Помню, когда Горбачев пришел к власти, я сказал отцу: “Я поверю в серьезность их намерений только в одном случае — если они позовут тебя”.
Отец задумчиво усмехнулся. Знал, что этому не быть.
Иннокентий Бараков, одноклассник отца, одно время бывший начальником Горбачева в ставропольском то ли обкоме, то ли крайкоме, на вопрос о новом генсеке ответил еще в 85-м году, и ни секунды не задумываясь: “Мишка? Этот все заболтает!”
Но меня поражают не генсеки и их соратники наподобие А. Н. Яковлева (открытые письма Г. Куницына к А. Н. Яковлеву опубликованы в “Литературной России”, № 45-47, № 50 за 1996 г.; № 3 за 1997 г. Кстати, это лишь малая часть от пока неопубликованной целиком книги). Тут я мало удивляюсь, потому что рядом с Г. Куницыным и Горбачеву, и прежнему “товарищу” по ЦК Яковлеву было бы неуютно — разный масштаб, слишком несоизмеримый и в личностном, и в интеллектуальном планах. И уж А. Н. Яковлев понимал это, конечно, отчетливо. Я удивляюсь другому. Я удивляюсь неблагородству и циничному эгоизму нашей творческой интеллигенции, дружно сделавшей вид, что не было в нашей общественно-политической жизни такого человека — Георгия Куницына.

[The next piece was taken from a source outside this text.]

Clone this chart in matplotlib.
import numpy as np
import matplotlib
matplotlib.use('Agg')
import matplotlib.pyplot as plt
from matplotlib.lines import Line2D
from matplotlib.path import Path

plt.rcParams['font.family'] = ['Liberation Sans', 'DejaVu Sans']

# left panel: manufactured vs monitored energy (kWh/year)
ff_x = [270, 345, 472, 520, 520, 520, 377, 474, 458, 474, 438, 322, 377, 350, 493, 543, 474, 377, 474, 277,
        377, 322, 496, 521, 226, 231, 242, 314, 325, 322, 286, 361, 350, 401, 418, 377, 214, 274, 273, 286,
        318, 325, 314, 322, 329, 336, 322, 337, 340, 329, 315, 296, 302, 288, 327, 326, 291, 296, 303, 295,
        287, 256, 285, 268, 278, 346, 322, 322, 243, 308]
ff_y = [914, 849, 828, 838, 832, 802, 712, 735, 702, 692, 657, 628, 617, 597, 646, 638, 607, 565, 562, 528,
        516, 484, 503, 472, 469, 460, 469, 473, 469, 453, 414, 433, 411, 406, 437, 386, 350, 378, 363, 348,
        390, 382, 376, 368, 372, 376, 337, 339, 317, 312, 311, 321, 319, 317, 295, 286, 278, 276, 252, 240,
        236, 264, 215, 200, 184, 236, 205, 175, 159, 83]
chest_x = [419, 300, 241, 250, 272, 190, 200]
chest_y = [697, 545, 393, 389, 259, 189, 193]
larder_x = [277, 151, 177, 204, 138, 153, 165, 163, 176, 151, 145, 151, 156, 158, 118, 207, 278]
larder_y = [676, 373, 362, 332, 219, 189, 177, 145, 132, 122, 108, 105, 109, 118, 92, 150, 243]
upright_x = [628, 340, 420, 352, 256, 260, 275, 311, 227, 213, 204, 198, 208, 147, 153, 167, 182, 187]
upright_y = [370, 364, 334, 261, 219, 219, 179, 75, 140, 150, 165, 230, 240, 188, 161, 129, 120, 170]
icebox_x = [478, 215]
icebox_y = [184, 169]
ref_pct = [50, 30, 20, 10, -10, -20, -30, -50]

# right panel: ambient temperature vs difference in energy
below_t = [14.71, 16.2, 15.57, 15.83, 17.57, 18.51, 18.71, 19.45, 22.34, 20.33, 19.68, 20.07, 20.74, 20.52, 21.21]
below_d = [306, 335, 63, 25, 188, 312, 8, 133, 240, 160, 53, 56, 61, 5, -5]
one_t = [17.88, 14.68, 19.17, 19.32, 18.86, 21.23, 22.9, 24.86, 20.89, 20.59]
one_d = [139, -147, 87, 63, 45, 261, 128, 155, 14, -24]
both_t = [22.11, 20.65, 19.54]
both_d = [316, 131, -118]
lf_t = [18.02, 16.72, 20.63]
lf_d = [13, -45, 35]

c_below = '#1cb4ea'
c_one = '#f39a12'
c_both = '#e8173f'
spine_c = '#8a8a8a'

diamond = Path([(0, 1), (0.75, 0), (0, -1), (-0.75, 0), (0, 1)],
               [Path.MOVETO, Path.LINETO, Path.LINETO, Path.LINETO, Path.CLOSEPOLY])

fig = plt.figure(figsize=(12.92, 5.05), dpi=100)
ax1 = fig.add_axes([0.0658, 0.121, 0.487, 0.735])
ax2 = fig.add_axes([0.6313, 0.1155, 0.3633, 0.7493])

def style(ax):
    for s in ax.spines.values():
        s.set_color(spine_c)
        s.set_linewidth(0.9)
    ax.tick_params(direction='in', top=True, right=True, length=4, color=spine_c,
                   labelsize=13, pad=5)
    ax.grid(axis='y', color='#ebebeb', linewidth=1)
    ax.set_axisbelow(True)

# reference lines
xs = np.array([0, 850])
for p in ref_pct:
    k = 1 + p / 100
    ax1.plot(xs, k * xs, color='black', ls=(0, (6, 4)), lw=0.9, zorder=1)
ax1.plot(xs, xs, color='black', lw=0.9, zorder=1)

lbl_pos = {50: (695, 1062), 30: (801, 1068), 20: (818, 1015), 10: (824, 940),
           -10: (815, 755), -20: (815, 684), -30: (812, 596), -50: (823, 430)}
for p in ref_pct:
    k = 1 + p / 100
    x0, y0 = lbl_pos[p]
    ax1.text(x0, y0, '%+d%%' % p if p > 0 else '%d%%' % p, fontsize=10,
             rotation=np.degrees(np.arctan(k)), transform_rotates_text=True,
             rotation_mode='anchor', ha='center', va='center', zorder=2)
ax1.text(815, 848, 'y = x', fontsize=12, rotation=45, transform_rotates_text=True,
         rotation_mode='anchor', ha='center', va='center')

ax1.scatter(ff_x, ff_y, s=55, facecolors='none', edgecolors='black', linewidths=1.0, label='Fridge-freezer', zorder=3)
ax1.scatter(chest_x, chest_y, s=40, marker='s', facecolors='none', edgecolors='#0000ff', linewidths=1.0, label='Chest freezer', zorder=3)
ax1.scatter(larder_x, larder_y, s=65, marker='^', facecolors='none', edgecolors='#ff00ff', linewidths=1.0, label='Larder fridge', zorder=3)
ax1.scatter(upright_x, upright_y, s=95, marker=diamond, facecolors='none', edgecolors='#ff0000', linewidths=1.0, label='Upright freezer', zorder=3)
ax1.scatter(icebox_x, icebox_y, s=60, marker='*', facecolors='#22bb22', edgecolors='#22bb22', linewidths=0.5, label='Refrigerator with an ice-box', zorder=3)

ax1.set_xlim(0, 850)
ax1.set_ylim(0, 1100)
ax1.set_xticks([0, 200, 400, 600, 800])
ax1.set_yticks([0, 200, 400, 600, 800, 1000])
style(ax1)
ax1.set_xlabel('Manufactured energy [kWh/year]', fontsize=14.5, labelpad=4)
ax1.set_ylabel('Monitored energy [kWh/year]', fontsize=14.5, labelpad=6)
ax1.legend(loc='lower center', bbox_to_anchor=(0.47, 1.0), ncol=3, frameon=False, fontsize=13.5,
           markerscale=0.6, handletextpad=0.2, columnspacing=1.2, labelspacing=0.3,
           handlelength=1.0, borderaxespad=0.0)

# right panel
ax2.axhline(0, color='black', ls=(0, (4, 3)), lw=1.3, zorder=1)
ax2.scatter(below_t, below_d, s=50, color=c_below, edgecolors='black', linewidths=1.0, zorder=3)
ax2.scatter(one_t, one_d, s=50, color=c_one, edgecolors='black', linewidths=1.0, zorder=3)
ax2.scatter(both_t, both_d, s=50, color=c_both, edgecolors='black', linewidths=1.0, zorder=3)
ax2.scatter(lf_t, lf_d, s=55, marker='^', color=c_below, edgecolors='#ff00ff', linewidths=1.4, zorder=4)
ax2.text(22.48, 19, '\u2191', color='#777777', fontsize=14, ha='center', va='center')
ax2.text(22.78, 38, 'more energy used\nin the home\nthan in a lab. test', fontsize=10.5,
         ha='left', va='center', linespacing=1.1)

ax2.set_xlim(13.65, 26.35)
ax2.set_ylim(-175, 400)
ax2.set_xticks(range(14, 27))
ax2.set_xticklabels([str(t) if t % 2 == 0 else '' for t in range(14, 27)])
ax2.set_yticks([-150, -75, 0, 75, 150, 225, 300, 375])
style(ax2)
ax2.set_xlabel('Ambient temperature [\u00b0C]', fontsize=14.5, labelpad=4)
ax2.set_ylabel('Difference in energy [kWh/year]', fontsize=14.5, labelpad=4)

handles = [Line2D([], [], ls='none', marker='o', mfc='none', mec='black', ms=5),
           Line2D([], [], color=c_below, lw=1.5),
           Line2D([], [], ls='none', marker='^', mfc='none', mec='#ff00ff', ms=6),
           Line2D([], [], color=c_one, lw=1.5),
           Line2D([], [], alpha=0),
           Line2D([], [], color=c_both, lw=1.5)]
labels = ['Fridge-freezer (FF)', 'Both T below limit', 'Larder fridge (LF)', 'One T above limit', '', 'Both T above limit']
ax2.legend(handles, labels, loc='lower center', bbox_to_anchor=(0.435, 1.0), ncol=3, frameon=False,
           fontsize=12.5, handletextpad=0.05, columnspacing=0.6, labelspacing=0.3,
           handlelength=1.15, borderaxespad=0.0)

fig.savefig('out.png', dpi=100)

Набросившись истерично-озлобленной толпой на всю коммунистическую эпоху, топча ее поверженную историю и лихорадочно выискивая в своей биографии “страдальческие” факты, она нагло замалчивает судьбу человека, который действительно и ради нее тоже — совершил духовный подвиг.
Когда Лариса Шепитько привезла в Дом ветеранов кино “Матвеевское” свой фильм “Восхождение” — специально показать отцу, после сеанса ей из зала бросили: “Где же вы видели таких Сотниковых в жизни?” И она, указав на отца, сказала: “Вот он, Сотников”. Да, она видела в отце современный прообраз Сотникова и понимала, что он сделал своей судьбой.
А нам уже десятилетие элитарная стая нравственных лилипутов пытается навязать свой убогий принцип: я был подл, потому что было подлое время. И именно потому сознательно не желает замечать людей, которые и в подлое время смогли оставаться людьми чести.
Дело еще в том, что отец никогда не был диссидентом, “внутренним эмигрантом”, со стороны и отчужденно взирающим на боль и трагедию России.
Да, он действительно был “советским шестидесятником”, человеком, убежденным в том, что социализм в России не то что возможен, а единственно возможная форма существования, с учетом глубинных особенностей нашего общинного уклада, психологии и экономики. Вот почему он был в такой непоколебимой и жестокой оппозиции к тогдашней и нынешней власти. В эпоху Брежнева он отчетливо видел, как бездарно дискредитируется тупыми, безграмотными и преступными действиями сама социалистическая идея. При новой власти ясно осознавал историческое предательство страны и ушел из жизни в абсолютной уверенности, что все равно Россия вернется к социалистическому пути, ибо это не каприз идиотов, а историческая неизбежность, которой нет альтернативы. Рано или поздно капитализм изживет до дна свои ресурсы, обглодав при этом косточки всех оппонентов, а затем и свои собственные — под лицемерные литавры демократических свобод и крокодиловы слезы о правах человека.
Но и будучи “шестидесятником”, боровшимся за “правильный социализм”, он, в отличие от многих своих приятелей, начиная с Примакова и кончая Егором Яковлевым и Ф. Бурлацким, не признавал нравственных компромиссов. Некоторые его единомышленники тогда считали, что можно “прогнуться” перед властью, дабы войти в нее, а затем поставить на службу прогрессу.
Прогнуться-то погнулись, а затем даже и наизнанку вывернулись, выслуживаясь уже перед прогрессом буржуазным, и только Георгий Куницын остался самим собой до конца.
Иногда отец говорил: “Я не потерял ни одного друга по собственной вине...”
Что касается социализма, то, по мысли отца, в СССР были лишь некоторые его признаки, но в целом то, что было построено при Сталине-Брежневе, к социализму подлинному отношения не имело. Вот почему он болезненно переживал отождествление социализма с грубыми извращениями “советской эпохи”, понимая, как надолго дискредитирована сама идея. “Чекист-расстрига” противостоял режиму тогда, когда режим был в полной силе, и отвечал ему ударом на удар, а нынешние критиканы осмелели лишь сегодня, отважно глумясь над мертвецом. Зачем же им вспоминать чужой героизм одиночки на фоне своего холопского счастья в осатаневшей от безнаказанности кодле?